The pace of change is speeding towards us

The young adults living in my home, who are part of generation-Z, are accepting the pace of change brought on by the pandemic. Home schooling, buying goods and services online and adapting to new ways of socializing with friends has been a relatively easy transition. We have seen this adaptability across the cohort. In our case, I have noticed they seem to thrive on the pace of change, even going so far as to call for reform in other areas of life.

As parents, it is sometimes difficult to go with the flow when young people are tearing at the walls of society that have served us well. Or have they? That is the question. We are certainly used to the status quo, but are we really thriving in it? In many measurable ways the answer is yes, but we know that the pandemic is only the first small wave of change on the horizon. There are far greater demands for change around the corner.

In every sector of society the pace of change is speeding towards us. We can choose to ride this wave or be pushed over by its force. It will come down to how we prepare for it. Standing firm in our habits, being inflexible and resolute, with the attitude that our way is right will cause a collision of forces. Rather, we need to be looking ahead, reading the signs and adapting our methods to test and learn, as quickly as possible.

You can pick any human need from Maslow’s pyramid and question how we can better serve each other? For me, this line of thinking starts at the base, with our basic needs. I’ve spent the last decade learning about our food systems and finding ways of bringing the best ingredients into our family life, without being militant. I’ve learned that these are personal choices and everyone needs to find their own path. Luckily, there are so many ways to easily support a sustainable food system today.

When it comes to clothing, the changes needed are slow to be made. Fast fashion has created an illusion of excess with great expense to people and the planet. Our wardrobes change quickly with products that are inexpensive and thought to be disposable since they are crafted with such low quality. But there are some promising ideas on the horizon. Established clothing brands are making easy switches. Organic and recycled fabrics are becoming more common. Items of higher quality that can be washed and worn for years, instead of months. Minimalist and capsule wardrobes focus consumers towards buying less. All good initiatives, a good place to start.
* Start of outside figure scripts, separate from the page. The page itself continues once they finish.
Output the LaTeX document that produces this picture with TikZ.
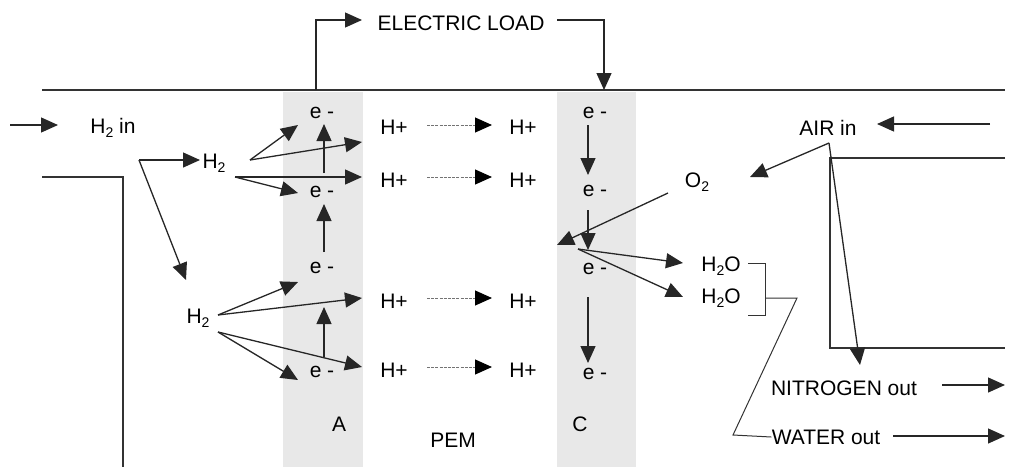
\documentclass[tikz,border=0pt]{standalone}
\usepackage{fontspec}
\setmainfont{Liberation Sans}
\usetikzlibrary{arrows.meta}
\newcommand{\chemsub}[1]{\raisebox{-0.35ex}{\fontsize{7}{8}\selectfont #1}}
\tikzset{
  lbl/.style={font=\fontsize{10.5}{12}\selectfont, inner sep=0pt},
  flow/.style={-{Triangle[length=8.5pt,width=7.5pt]}, line width=0.65pt, draw=black!85},
  ion/.style={-{Triangle[length=8.5pt,width=7.5pt,color=black]}, line width=0.5pt, draw=black!55, dash pattern=on 1.5pt off 0.6pt},
  wall/.style={line width=0.65pt, draw=black!80},
  band/.style={fill=black!9, draw=none},
}
\begin{document}
\begin{tikzpicture}[x=0.5pt, y=-0.5pt]
    \useasboundingbox (0,0) rectangle (1012,467);

    % Electrode bands
    \fill[band] (283,92) rectangle (363,467);
    \fill[band] (557,92) rectangle (636,467);

    % Cell walls
    \draw[wall] (42,90) -- (1005,90);
    \draw[wall] (42,177) -- (123,177) -- (123,467);
    \draw[wall] (1005,158) -- (830,158) -- (830,348) -- (1005,348);

    % External circuit
    \node[lbl] (load) at (461,23) {ELECTRIC LOAD};
    \coordinate (ltap) at (316,90);
    \coordinate (rtap) at (604,90);
    \draw[flow] (ltap) -- (316,20) -- (362,20);
    \draw[flow] (557,20) -- (rtap |- 0,20) -- (rtap);

    % Hydrogen side
    \node[lbl] (h2in) at (113,128) {H\chemsub{2} in};
    \node[lbl] (h2up) at (214,163) {H\chemsub{2}};
    \node[lbl] (h2dn) at (198,318) {H\chemsub{2}};
    \coordinate (hsplit) at (139,160);
    \draw[flow] (10,125) -- (58,125);
    \draw[flow] (hsplit) -- (200,160);
    \draw[flow] (hsplit) -- (186,280);

    % Anode electrons
    \node[lbl] (ea1) at (322,113) {e -};
    \node[lbl] (ea2) at (322,192) {e -};
    \node[lbl] (ea3) at (322,268) {e -};
    \node[lbl] (ea4) at (322,372) {e -};
    \draw[flow] (324,173) -- (324,124);
    \draw[flow] (324,252) -- (324,204);
    \draw[flow] (324,357) -- (324,307);

    % H2 splitting into e- and H+
    \coordinate (f1) at (250,160);
    \coordinate (f2) at (235,177);
    \coordinate (f3) at (218,315);
    \coordinate (f4) at (218,332);
    \draw[flow] (f1) -- (298,125);
    \draw[flow] (f1) -- (362,142);
    \draw[flow] (f2) -- (298,193);
    \draw[flow] (f2) -- (362,177);
    \draw[flow] (f3) -- (298,282);
    \draw[flow] (f3) -- (362,298);
    \draw[flow] (f4) -- (298,380);
    \draw[flow] (f4) -- (362,367);

    % Protons through the membrane
    \foreach \r/\yy/\ya in {1/127/125, 2/180/177, 3/301/298, 4/370/367} {
        \node[lbl] (hpl\r) at (394,\yy) {H+};
        \node[lbl] (hpr\r) at (523,\yy) {H+};
        \draw[ion] (427,\ya) -- (492,\ya);
    }

    % Cathode electrons
    \node[lbl] (ec1) at (595,113) {e -};
    \node[lbl] (ec2) at (595,191) {e -};
    \node[lbl] (ec3) at (595,269) {e -};
    \node[lbl] (ec4) at (595,374) {e -};
    \draw[flow] (588,125) -- (588,175);
    \draw[flow] (588,210) -- (588,250);
    \draw[flow] (588,297) -- (588,363);

    % Air side
    \node[lbl] (air) at (828,128) {AIR in};
    \node[lbl] (o2) at (697,182) {O\chemsub{2}};
    \coordinate (asplit) at (829,143);
    \draw[flow] (990,124) -- (877,124);
    \draw[flow] (asplit) -- (750,177);
    \draw[flow] (asplit) -- (860,365);
    \coordinate (react) at (578,249);
    \draw[flow] (668,193) -- (557,245);

    % Water formation
    \node[lbl] (w1) at (721,266) {H\chemsub{2}O};
    \node[lbl] (w2) at (721,298) {H\chemsub{2}O};
    \draw[flow] (react) -- (683,263);
    \draw[flow] (react) -- (683,297);
    \draw[wall, line width=0.5pt] (748,263) -- (765,263) -- (765,315) -- (748,315);

    % Outlets
    \node[lbl] (n2out) at (844,388) {NITROGEN out};
    \node[lbl] (wout) at (826,437) {WATER out};
    \draw[wall, line width=0.5pt] (765,298) -- (797,298) -- (733,435) -- (wout.west);
    \draw[flow] (942,385) -- (1005,385);
    \draw[flow] (893,436) -- (1005,436);

    % Layer labels
    \node[lbl] (anode) at (339,424) {A};
    \node[lbl] (pem) at (453,440) {PEM};
    \node[lbl] (cathode) at (580,424) {C};
\end{tikzpicture}
\end{document}
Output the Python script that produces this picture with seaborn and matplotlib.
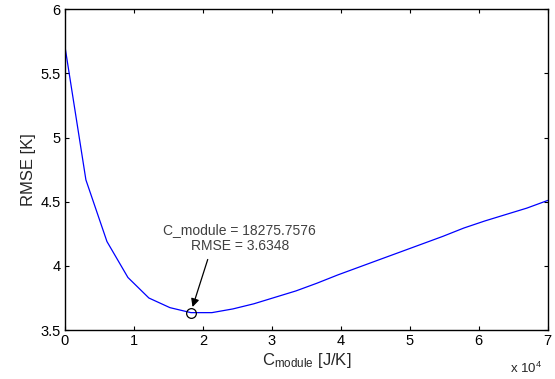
import matplotlib
matplotlib.use("Agg")
import matplotlib.pyplot as plt
import seaborn as sns
import numpy as np
import pandas as pd

# Data (x in units of 1e4 J/K)
c_module = [0.0, 0.304, 0.609, 0.913, 1.217, 1.522, 1.826, 2.130, 2.435, 2.739,
            3.043, 3.348, 3.652, 3.957, 4.261, 4.565, 4.870, 5.174, 5.478, 5.783,
            6.087, 6.391, 6.696, 7.0]
rmse = [5.71, 4.67, 4.19, 3.91, 3.75, 3.675, 3.636, 3.636, 3.665, 3.705,
        3.755, 3.805, 3.865, 3.93, 3.99, 4.05, 4.11, 4.17, 4.23, 4.295,
        4.35, 4.40, 4.45, 4.51]
min_x = 1.82757576
min_y = 3.6348
xticks = [0, 1, 2, 3, 4, 5, 6, 7]
yticks = [3.5, 4, 4.5, 5, 5.5, 6]

sns.set_theme(style="ticks")
plt.rcParams['font.family'] = ['Liberation Sans', 'DejaVu Sans']
plt.rcParams['mathtext.fontset'] = 'custom'
plt.rcParams['mathtext.rm'] = 'Liberation Sans'

fig = plt.figure(figsize=(5.55, 3.79), dpi=100)
ax = fig.add_axes([0.117, 0.129, 0.870, 0.847])

df = pd.DataFrame({"x": c_module, "y": rmse})
sns.lineplot(data=df, x="x", y="y", ax=ax, color="#0000ff", linewidth=0.9)

ax.plot([min_x], [min_y], marker="o", markersize=7, markerfacecolor="none",
        markeredgecolor="black", markeredgewidth=0.9, linestyle="none")

ax.text(2.536, 4.215, f"C_module = {min_x*1e4:.4f}\nRMSE = {min_y:.4f}",
        ha="center", va="center", color="#404040", fontsize=10,
        linespacing=1.15, multialignment="center")
ax.annotate("", xy=(1.85, 3.68), xytext=(2.07, 4.05),
            arrowprops=dict(arrowstyle="-|>", color="black", lw=0.9,
                            mutation_scale=12, shrinkA=0, shrinkB=0))

ax.set_xlim(0, 7)
ax.set_ylim(3.5, 6)
ax.set_xticks(xticks)
ax.set_yticks(yticks)
ax.set_xticklabels([str(t) for t in xticks])
ax.set_yticklabels([("%g" % t) for t in yticks])
ax.tick_params(direction="in", length=3, width=0.8, top=True, right=True,
               labelsize=10.5, colors="black", pad=3)
for s in ax.spines.values():
    s.set_linewidth(1.0)
    s.set_color("black")

ax.set_xlabel(r"$\mathregular{C_{module}}$ [J/K]", fontsize=12, labelpad=2)
ax.set_ylabel("RMSE [K]", fontsize=12, labelpad=3)
fig.text(0.977, 0.016, r"x 10$^{\mathregular{4}}$", ha="right", va="baseline",
         fontsize=9.5)

fig.savefig("out.png", dpi=100)
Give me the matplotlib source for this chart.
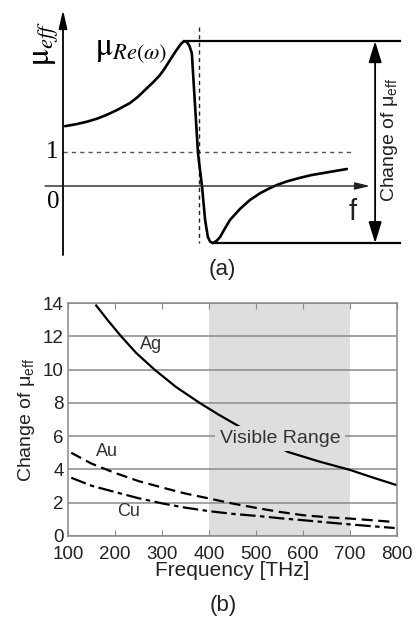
import matplotlib
matplotlib.use("Agg")
import matplotlib.pyplot as plt
import numpy as np

plt.rcParams['font.family'] = ['Liberation Sans', 'DejaVu Sans']
plt.rcParams['mathtext.fontset'] = 'stix'

# ---------------- data: panel (a) schematic ----------------
freq_a = [0.06, 0.40, 0.70, 1.00, 1.28, 1.60, 1.97, 2.20, 2.46, 2.65, 2.85, 3.00,
          3.15, 3.34, 3.47, 3.56, 3.64, 3.72, 3.79, 3.85, 3.91, 3.97, 4.09, 4.18,
          4.26, 4.33, 4.41, 4.52, 4.62, 4.75, 4.91, 5.20, 5.50, 5.80, 6.09, 6.29,
          6.60, 6.97, 7.30, 7.65, 8.00, 8.35]
mu_a = [1.76, 1.82, 1.89, 1.98, 2.09, 2.24, 2.44, 2.62, 2.87, 3.05, 3.26, 3.47,
        3.71, 4.00, 4.18, 4.26, 4.24, 4.12, 3.90, 2.91, 1.94, 0.97, -0.03, -1.00,
        -1.50, -1.64, -1.68, -1.61, -1.50, -1.27, -1.00, -0.68, -0.41, -0.21, -0.06, 0.03,
        0.14, 0.24, 0.32, 0.38, 0.44, 0.50]
f_res = 4.0

# ---------------- data: panel (b) ----------------
ag_f = [160, 185, 213, 245, 284, 330, 380, 420, 465, 568, 635, 700, 750, 800]
ag_v = [13.85, 12.95, 12.0, 11.0, 10.0, 8.95, 8.0, 7.3, 6.57, 5.05, 4.47, 3.97, 3.5, 3.05]
au_f = [107, 150, 199, 250, 302, 350, 401, 450, 508, 550, 600, 650, 699, 750, 795]
au_v = [5.0, 4.35, 3.8, 3.3, 2.9, 2.55, 2.25, 1.95, 1.65, 1.45, 1.25, 1.13, 1.05, 0.94, 0.84]
cu_f = [107, 150, 199, 250, 302, 350, 401, 450, 508, 550, 600, 650, 699, 750, 795]
cu_v = [3.5, 3.02, 2.65, 2.27, 1.95, 1.70, 1.49, 1.33, 1.19, 1.07, 0.95, 0.82, 0.70, 0.58, 0.48]
visible = (400, 700)
x_ticks = [100, 200, 300, 400, 500, 600, 700, 800]
y_ticks = [0, 2, 4, 6, 8, 10, 12, 14]

W, H = 418, 628
fig = plt.figure(figsize=(W / 100, H / 100), dpi=100)

# ================= panel (a) =================
axa = fig.add_axes([0, (H - 290) / H, 1, 290 / H])
axa.set_xlim(-63 / 34, (418 - 63) / 34)
axa.set_ylim((186 - 290) / 34, 186 / 34)
axa.axis('off')

# axes with arrows
axa.annotate('', xy=(0, 5.18), xytext=(0, -2.03),
             arrowprops=dict(arrowstyle='-|>,head_length=1.1,head_width=0.25',
                             color='black', lw=1.3, shrinkA=0, shrinkB=0))
axa.annotate('', xy=(9.03, 0), xytext=(-0.53, 0),
             arrowprops=dict(arrowstyle='-|>,head_length=0.9,head_width=0.22',
                             color='#222222', lw=1.0, shrinkA=0, shrinkB=0))

# dashed guides
axa.plot([0, 8.5], [1, 1], ls=(0, (3, 3)), color='#555555', lw=1.0)
axa.plot([f_res, f_res], [4.68, min(mu_a)], ls=(0, (3, 2.5)), color='#222222', lw=1.0)

# curve
axa.plot(freq_a, mu_a, color='black', lw=1.9, solid_joinstyle='round', solid_capstyle='round')

# peak / min level lines
peak = max(mu_a)
low = min(mu_a)
f_peak = freq_a[int(np.argmax(mu_a))]
f_low = freq_a[int(np.argmin(mu_a))]
axa.plot([f_peak, 9.91], [peak, peak], color='black', lw=1.6)
axa.plot([f_low, 9.91], [low, low], color='black', lw=1.6)

# double arrow
axa.annotate('', xy=(9.18, peak), xytext=(9.18, low),
             arrowprops=dict(arrowstyle='<|-|>,head_length=1.3,head_width=0.4',
                             color='black', lw=1.3, shrinkA=0, shrinkB=0))

axa.text(9.6, 1.35, r'Change of $\mathregular{\mu_{eff}}$', rotation=90,
         ha='center', va='center', fontsize=14, color='#222222')
axa.text(-0.5, 4.2, r'$\mathrm{\mu}_{eff}$', rotation=90, ha='center', va='center', fontsize=23)
axa.text(0.95, 4.0, r'$\mathrm{\mu}_{Re(\omega)}$', ha='left', va='center', fontsize=23)
axa.text(-0.32, 1.0, '1', ha='center', va='center', fontsize=18, family='Liberation Serif')
axa.text(-0.29, -0.47, '0', ha='center', va='center', fontsize=18, family='Liberation Serif')
axa.text(8.53, -0.77, 'f', ha='center', va='center', fontsize=21, color='#222222')
axa.text((222 - 63) / 34, (186 - 270) / 34, '(a)', ha='center', va='center', fontsize=16,
         color='#222222')

# ================= panel (b) =================
axb = fig.add_axes([68 / W, (H - 536) / H, 329 / W, 233 / H])
axb.set_xlim(100, 800)
axb.set_ylim(0, 14)
axb.axvspan(*visible, color='#dedede', zorder=0.2, lw=0)
axb.set_axisbelow(True)
axb.grid(axis='y', color='#8a8a8a', lw=1.1)
for s in axb.spines.values():
    s.set_color('#8a8a8a')
    s.set_linewidth(1.1)
axb.set_xticks(x_ticks)
axb.set_yticks(y_ticks)
axb.tick_params(axis='x', direction='in', top=True, length=4, color='#8a8a8a',
                labelsize=13.5, labelcolor='#222222', pad=7)
axb.tick_params(axis='y', length=0, labelsize=13.5, labelcolor='#222222', pad=3)

axb.plot(ag_f, ag_v, color='black', lw=1.6, zorder=2)
axb.plot(au_f, au_v, color='black', lw=1.6, ls=(0, (5, 2.5)), zorder=2)
axb.plot(cu_f, cu_v, color='black', lw=1.6, ls=(0, (7, 2, 2, 2)), zorder=2)

axb.text(277, 11.5, 'Ag', ha='center', va='center', fontsize=13, color='#333333')
axb.text(182, 5.1, 'Au', ha='center', va='center', fontsize=13, color='#333333')
axb.text(228, 1.45, 'Cu', ha='center', va='center', fontsize=13, color='#333333')
axb.text(551, 5.85, 'Visible Range', ha='center', va='center', fontsize=14, color='#333333',
         zorder=3, bbox=dict(boxstyle='square,pad=0.22', fc='#dedede', ec='none'))

axb.set_xlabel('Frequency [THz]', fontsize=15, color='#222222', labelpad=-1)
axb.set_ylabel(r'Change of $\mathregular{\mu_{eff}}$', fontsize=14, color='#222222', labelpad=4)
fig.text(223 / W, 1 - 605 / H, '(b)', ha='center', va='center', fontsize=16, color='#222222')

fig.savefig('out.png', dpi=100)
As consumers, we need to be the change we want to see. This begins with thinking about what we can make for ourselves with what we have on hand. The Larson’s are Crafting a Family Business with Milk & Honey 1860. If we start to pay attention to our local farmer’s markets, we may find there are many families with farm gate businesses who could use our support.

Harvest & Mill: Grown and Sewn in the USA

Looking to larger operations, Harvest & Mill: Grown and Sewn in the USA. This brand is working on the ‘seed to stitch’ model thereby greatly reducing the transportation footprint of each product they create. It was only thirty years ago that the USA saw the decline of their local apparel industry. It is pretty easy calculation to reduce dozens of low quality purchases from fast fashion retailers down to a few high quality, local brands.

Another way to think about apparel is to question if the item is Good for the Earth and Your Skin? That is what Kat Quigley, founder of Sustain by Kat, asked when she became pregnant with her first child. In particular, she was curious about the chemicals that are absorbed into our skin via the clothes we wear. Even a so called natural plant fibre like cotton goes through a dissing array of processes and treatments before it is made into a garment. (The Life of a Garment, from Seed to Sale: 6 Steps in the Fashion Supply Chain). I’m pretty sure most us do not want heavy metals, formaldehyde, and known cancer-causing agents to be in our clothes.

Some brands are getting back to nature and using plants to dye the fabric before it is sewn into garments. These Designers Just Want You to Get Amped About Their Chaga-Dyed Clothes. Bobby Bonaparte and Max Kingery, the duo behind the fashion line Olderbrother, could give a TED Talk on the nightmarish impact the garment industry has on the environment. But they would rather not. Instead, they quietly construct their whimsical unisex clothes from sustainably harvested fabrics like organic Japanese cotton and use vivid dyes made from almost exclusively edible pigments. Of course these items are not inexpensive, but the idea here is – ‘more is less’. Quality takes time.

Thinking about quality and time, I am fascinated by Irene Rasetti, who is a Calgary based natural textile artist. She creates the most stunning pieces of silk fashion with hand dyed colors using plants in a very interesting technique. To purchase one of her pieces would require an investment, but it would be an heirloom. Something made with countless hours of love to delivery a lifetime of beauty.

I have been greatly inspired by these artists. No matter what scale they are operating at, they are each making a difference in the world. Their innovation is to stop and think about ‘what is the sustainable thing to do’. If more of us did that every day, we would create the world we ultimately want, instead of being subject to the speed of change racing towards us.